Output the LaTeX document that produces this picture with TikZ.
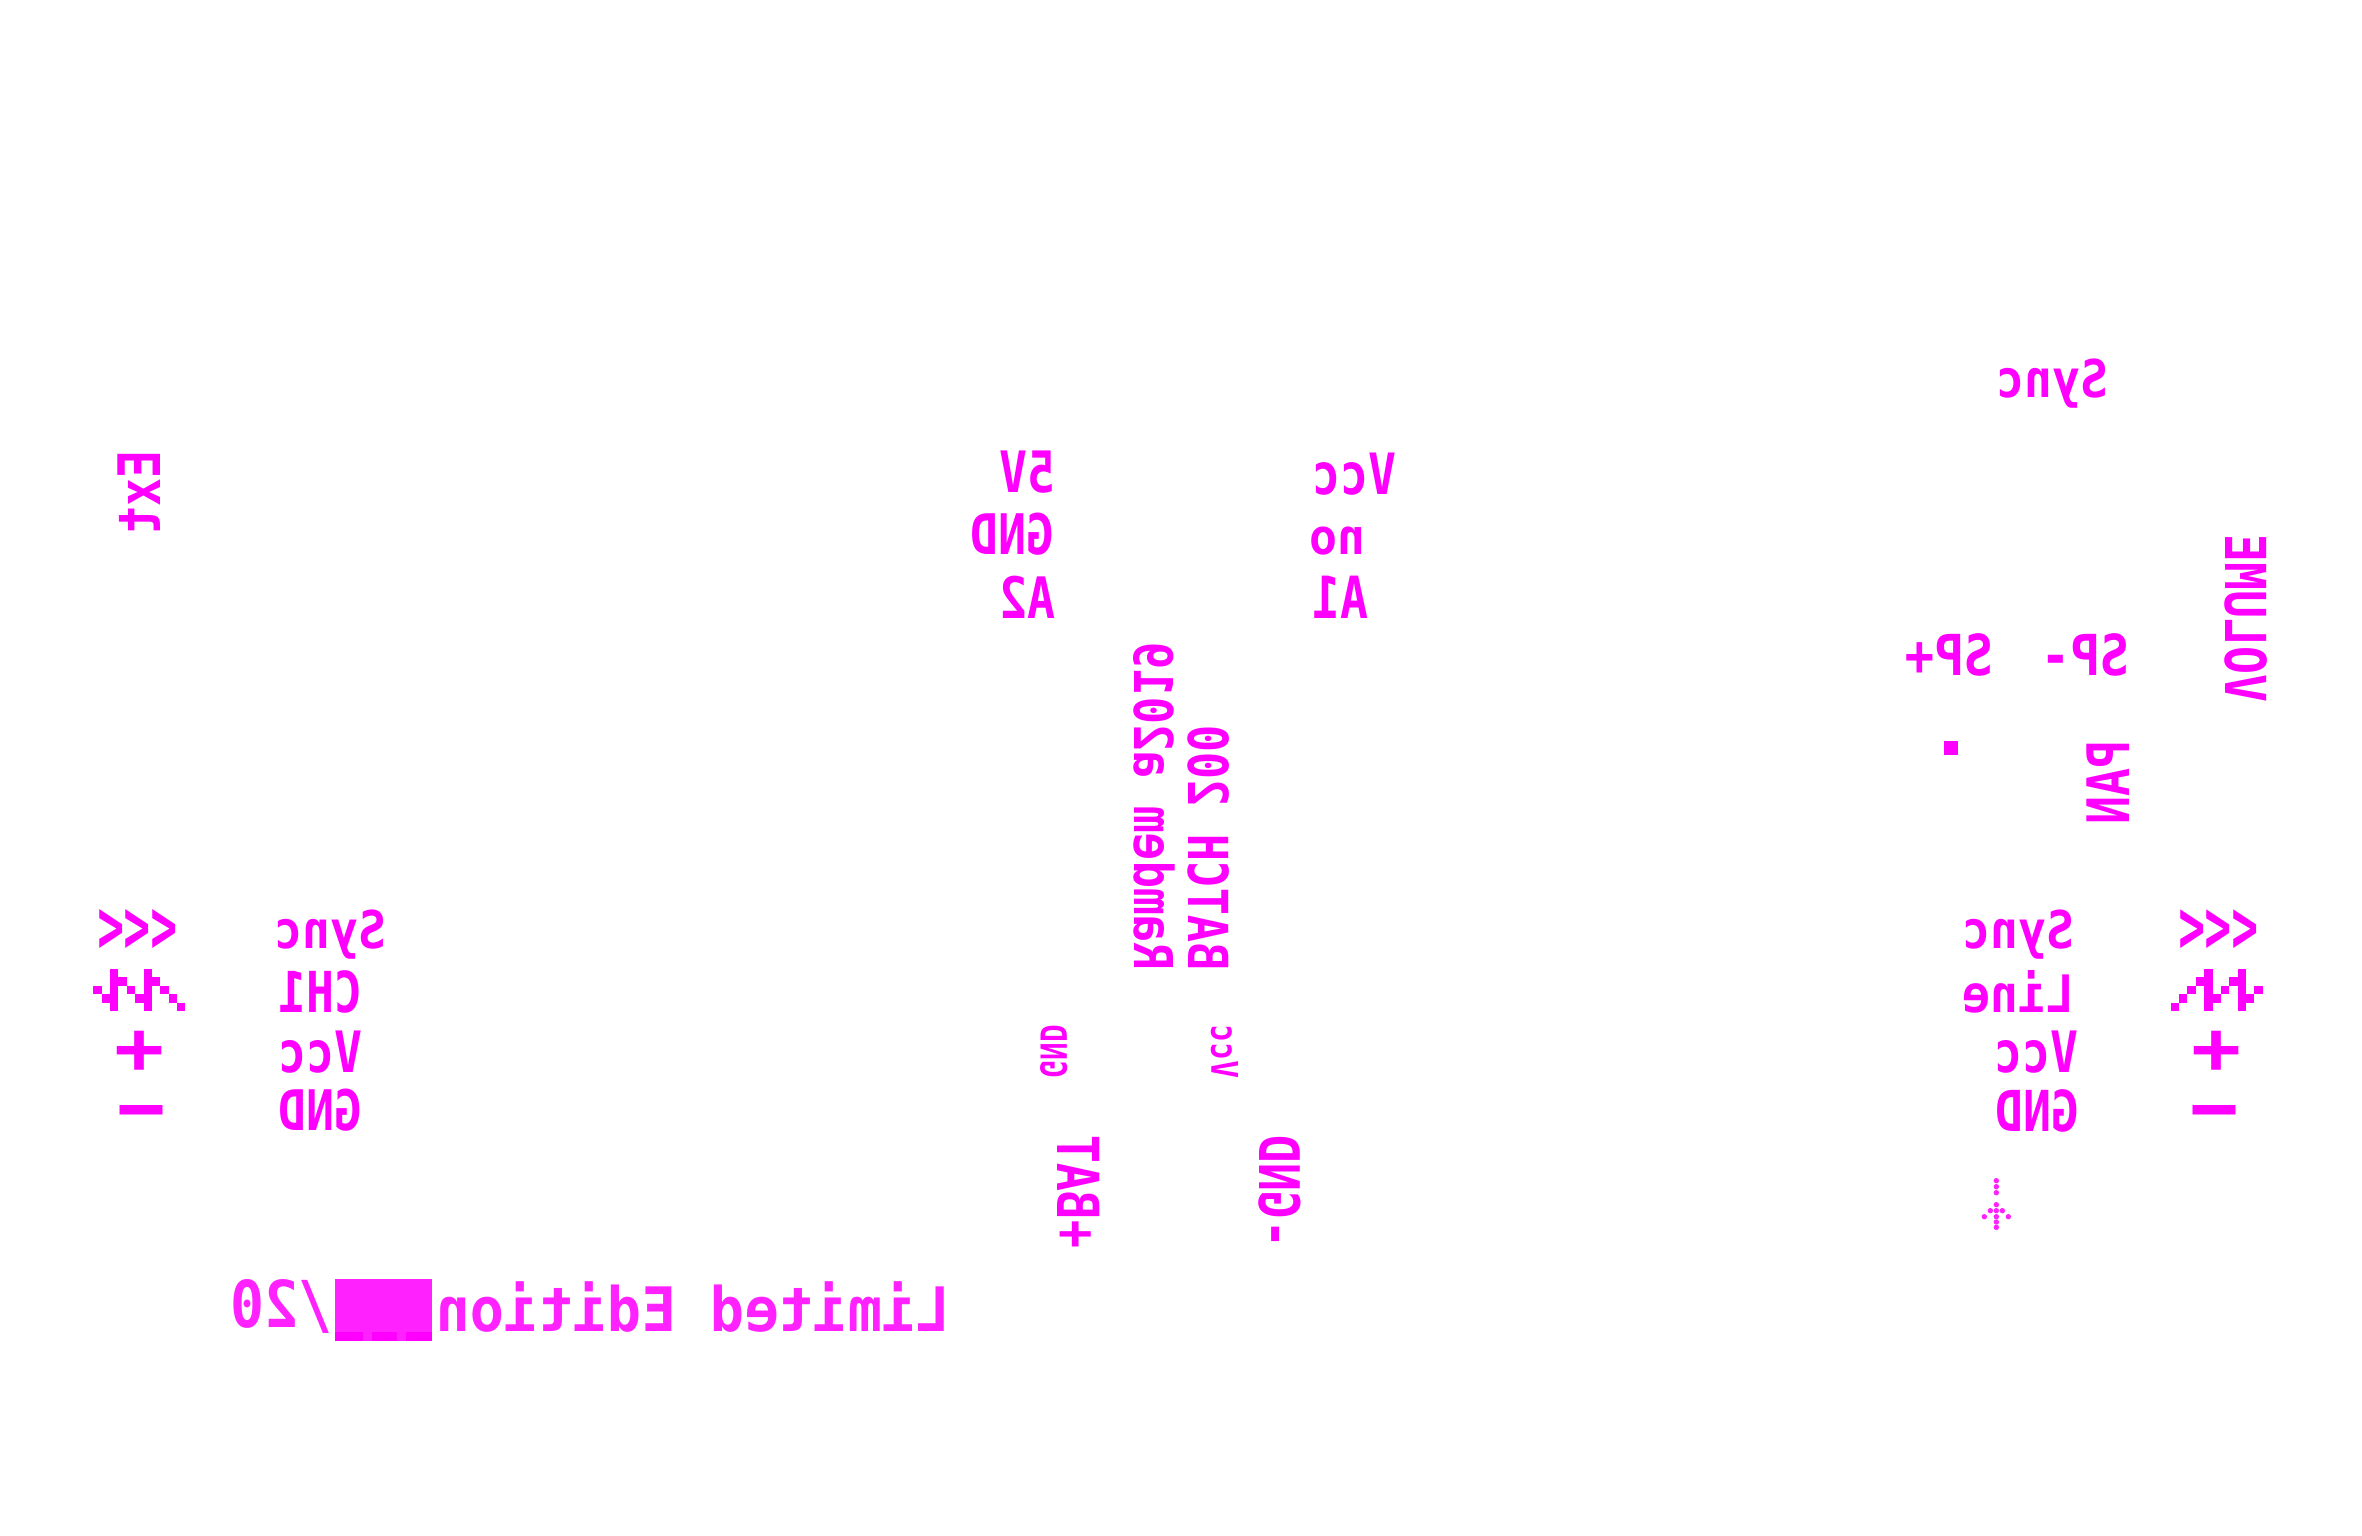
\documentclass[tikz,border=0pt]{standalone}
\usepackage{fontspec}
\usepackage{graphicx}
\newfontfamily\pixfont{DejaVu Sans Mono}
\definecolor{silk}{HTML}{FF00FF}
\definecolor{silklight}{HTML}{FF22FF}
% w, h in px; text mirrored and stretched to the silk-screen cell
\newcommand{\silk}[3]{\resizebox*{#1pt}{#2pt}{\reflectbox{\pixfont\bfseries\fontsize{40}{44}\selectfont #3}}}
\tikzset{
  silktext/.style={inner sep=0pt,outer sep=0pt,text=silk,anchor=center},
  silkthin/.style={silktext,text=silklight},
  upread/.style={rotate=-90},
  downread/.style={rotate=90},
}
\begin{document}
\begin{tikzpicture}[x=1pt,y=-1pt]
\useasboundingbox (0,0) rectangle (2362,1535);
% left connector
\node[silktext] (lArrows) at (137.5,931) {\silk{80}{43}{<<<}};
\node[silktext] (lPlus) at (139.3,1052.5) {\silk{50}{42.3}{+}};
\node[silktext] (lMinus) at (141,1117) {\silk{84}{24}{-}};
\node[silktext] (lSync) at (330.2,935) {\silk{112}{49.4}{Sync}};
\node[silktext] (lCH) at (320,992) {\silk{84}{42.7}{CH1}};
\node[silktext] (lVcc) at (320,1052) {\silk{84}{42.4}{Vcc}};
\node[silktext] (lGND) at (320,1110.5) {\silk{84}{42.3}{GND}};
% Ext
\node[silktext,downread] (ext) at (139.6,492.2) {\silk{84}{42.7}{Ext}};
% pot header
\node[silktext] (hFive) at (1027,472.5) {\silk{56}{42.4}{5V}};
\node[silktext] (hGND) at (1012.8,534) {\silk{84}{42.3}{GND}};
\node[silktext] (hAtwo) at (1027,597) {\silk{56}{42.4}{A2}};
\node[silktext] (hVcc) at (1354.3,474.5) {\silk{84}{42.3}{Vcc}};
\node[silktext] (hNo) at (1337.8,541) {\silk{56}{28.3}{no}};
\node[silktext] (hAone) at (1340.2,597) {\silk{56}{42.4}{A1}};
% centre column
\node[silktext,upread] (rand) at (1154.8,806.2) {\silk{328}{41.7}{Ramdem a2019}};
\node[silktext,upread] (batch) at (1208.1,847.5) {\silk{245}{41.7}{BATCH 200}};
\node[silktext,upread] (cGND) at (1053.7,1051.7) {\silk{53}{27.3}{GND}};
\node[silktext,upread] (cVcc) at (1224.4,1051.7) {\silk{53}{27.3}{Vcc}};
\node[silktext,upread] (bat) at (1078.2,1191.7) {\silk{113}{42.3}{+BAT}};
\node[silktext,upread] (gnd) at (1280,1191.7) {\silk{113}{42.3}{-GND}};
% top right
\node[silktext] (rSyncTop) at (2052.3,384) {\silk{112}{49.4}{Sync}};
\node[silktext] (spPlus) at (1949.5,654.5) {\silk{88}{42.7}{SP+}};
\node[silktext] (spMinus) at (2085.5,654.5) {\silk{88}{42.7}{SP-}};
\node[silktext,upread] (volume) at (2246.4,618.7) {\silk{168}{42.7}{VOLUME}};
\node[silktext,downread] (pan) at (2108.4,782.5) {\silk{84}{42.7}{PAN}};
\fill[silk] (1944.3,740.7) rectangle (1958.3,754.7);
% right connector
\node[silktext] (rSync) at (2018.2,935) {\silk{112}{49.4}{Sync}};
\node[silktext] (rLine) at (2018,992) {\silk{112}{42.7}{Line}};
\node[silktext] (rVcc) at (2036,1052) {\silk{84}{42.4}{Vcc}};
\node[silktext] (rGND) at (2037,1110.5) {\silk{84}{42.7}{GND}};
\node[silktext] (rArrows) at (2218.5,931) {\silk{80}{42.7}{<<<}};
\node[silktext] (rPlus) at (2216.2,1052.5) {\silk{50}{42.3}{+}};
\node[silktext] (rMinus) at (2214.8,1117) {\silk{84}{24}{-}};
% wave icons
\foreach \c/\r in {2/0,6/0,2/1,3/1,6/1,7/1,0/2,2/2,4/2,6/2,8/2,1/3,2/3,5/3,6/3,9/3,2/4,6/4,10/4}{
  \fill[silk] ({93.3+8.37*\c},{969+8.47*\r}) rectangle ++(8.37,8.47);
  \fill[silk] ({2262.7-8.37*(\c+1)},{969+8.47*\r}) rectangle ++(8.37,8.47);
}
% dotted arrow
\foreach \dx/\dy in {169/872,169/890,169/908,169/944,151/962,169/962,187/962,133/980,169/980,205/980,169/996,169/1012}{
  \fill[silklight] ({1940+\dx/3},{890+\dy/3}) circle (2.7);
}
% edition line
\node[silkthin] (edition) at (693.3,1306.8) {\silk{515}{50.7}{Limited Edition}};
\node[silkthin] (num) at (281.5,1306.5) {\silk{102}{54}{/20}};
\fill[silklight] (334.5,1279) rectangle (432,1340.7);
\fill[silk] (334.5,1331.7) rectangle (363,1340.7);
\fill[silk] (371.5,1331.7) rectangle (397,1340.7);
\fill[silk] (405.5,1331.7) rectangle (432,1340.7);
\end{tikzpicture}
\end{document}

## Aim of the task:
Reproduce the material above in full and without alteration, but skip all pictures.

## Written solution:
Output the LaTeX document that produces this picture with TikZ.
\documentclass[tikz,border=0pt]{standalone}
\usepackage{fontspec}
\usepackage{graphicx}
\newfontfamily\pixfont{DejaVu Sans Mono}
\definecolor{silk}{HTML}{FF00FF}
\definecolor{silklight}{HTML}{FF22FF}
% w, h in px; text mirrored and stretched to the silk-screen cell
\newcommand{\silk}[3]{\resizebox*{#1pt}{#2pt}{\reflectbox{\pixfont\bfseries\fontsize{40}{44}\selectfont #3}}}
\tikzset{
  silktext/.style={inner sep=0pt,outer sep=0pt,text=silk,anchor=center},
  silkthin/.style={silktext,text=silklight},
  upread/.style={rotate=-90},
  downread/.style={rotate=90},
}
\begin{document}
\begin{tikzpicture}[x=1pt,y=-1pt]
\useasboundingbox (0,0) rectangle (2362,1535);
% left connector
\node[silktext] (lArrows) at (137.5,931) {\silk{80}{43}{<<<}};
\node[silktext] (lPlus) at (139.3,1052.5) {\silk{50}{42.3}{+}};
\node[silktext] (lMinus) at (141,1117) {\silk{84}{24}{-}};
\node[silktext] (lSync) at (330.2,935) {\silk{112}{49.4}{Sync}};
\node[silktext] (lCH) at (320,992) {\silk{84}{42.7}{CH1}};
\node[silktext] (lVcc) at (320,1052) {\silk{84}{42.4}{Vcc}};
\node[silktext] (lGND) at (320,1110.5) {\silk{84}{42.3}{GND}};
% Ext
\node[silktext,downread] (ext) at (139.6,492.2) {\silk{84}{42.7}{Ext}};
% pot header
\node[silktext] (hFive) at (1027,472.5) {\silk{56}{42.4}{5V}};
\node[silktext] (hGND) at (1012.8,534) {\silk{84}{42.3}{GND}};
\node[silktext] (hAtwo) at (1027,597) {\silk{56}{42.4}{A2}};
\node[silktext] (hVcc) at (1354.3,474.5) {\silk{84}{42.3}{Vcc}};
\node[silktext] (hNo) at (1337.8,541) {\silk{56}{28.3}{no}};
\node[silktext] (hAone) at (1340.2,597) {\silk{56}{42.4}{A1}};
% centre column
\node[silktext,upread] (rand) at (1154.8,806.2) {\silk{328}{41.7}{Ramdem a2019}};
\node[silktext,upread] (batch) at (1208.1,847.5) {\silk{245}{41.7}{BATCH 200}};
\node[silktext,upread] (cGND) at (1053.7,1051.7) {\silk{53}{27.3}{GND}};
\node[silktext,upread] (cVcc) at (1224.4,1051.7) {\silk{53}{27.3}{Vcc}};
\node[silktext,upread] (bat) at (1078.2,1191.7) {\silk{113}{42.3}{+BAT}};
\node[silktext,upread] (gnd) at (1280,1191.7) {\silk{113}{42.3}{-GND}};
% top right
\node[silktext] (rSyncTop) at (2052.3,384) {\silk{112}{49.4}{Sync}};
\node[silktext] (spPlus) at (1949.5,654.5) {\silk{88}{42.7}{SP+}};
\node[silktext] (spMinus) at (2085.5,654.5) {\silk{88}{42.7}{SP-}};
\node[silktext,upread] (volume) at (2246.4,618.7) {\silk{168}{42.7}{VOLUME}};
\node[silktext,downread] (pan) at (2108.4,782.5) {\silk{84}{42.7}{PAN}};
\fill[silk] (1944.3,740.7) rectangle (1958.3,754.7);
% right connector
\node[silktext] (rSync) at (2018.2,935) {\silk{112}{49.4}{Sync}};
\node[silktext] (rLine) at (2018,992) {\silk{112}{42.7}{Line}};
\node[silktext] (rVcc) at (2036,1052) {\silk{84}{42.4}{Vcc}};
\node[silktext] (rGND) at (2037,1110.5) {\silk{84}{42.7}{GND}};
\node[silktext] (rArrows) at (2218.5,931) {\silk{80}{42.7}{<<<}};
\node[silktext] (rPlus) at (2216.2,1052.5) {\silk{50}{42.3}{+}};
\node[silktext] (rMinus) at (2214.8,1117) {\silk{84}{24}{-}};
% wave icons
\foreach \c/\r in {2/0,6/0,2/1,3/1,6/1,7/1,0/2,2/2,4/2,6/2,8/2,1/3,2/3,5/3,6/3,9/3,2/4,6/4,10/4}{
  \fill[silk] ({93.3+8.37*\c},{969+8.47*\r}) rectangle ++(8.37,8.47);
  \fill[silk] ({2262.7-8.37*(\c+1)},{969+8.47*\r}) rectangle ++(8.37,8.47);
}
% dotted arrow
\foreach \dx/\dy in {169/872,169/890,169/908,169/944,151/962,169/962,187/962,133/980,169/980,205/980,169/996,169/1012}{
  \fill[silklight] ({1940+\dx/3},{890+\dy/3}) circle (2.7);
}
% edition line
\node[silkthin] (edition) at (693.3,1306.8) {\silk{515}{50.7}{Limited Edition}};
\node[silkthin] (num) at (281.5,1306.5) {\silk{102}{54}{/20}};
\fill[silklight] (334.5,1279) rectangle (432,1340.7);
\fill[silk] (334.5,1331.7) rectangle (363,1340.7);
\fill[silk] (371.5,1331.7) rectangle (397,1340.7);
\fill[silk] (405.5,1331.7) rectangle (432,1340.7);
\end{tikzpicture}
\end{document}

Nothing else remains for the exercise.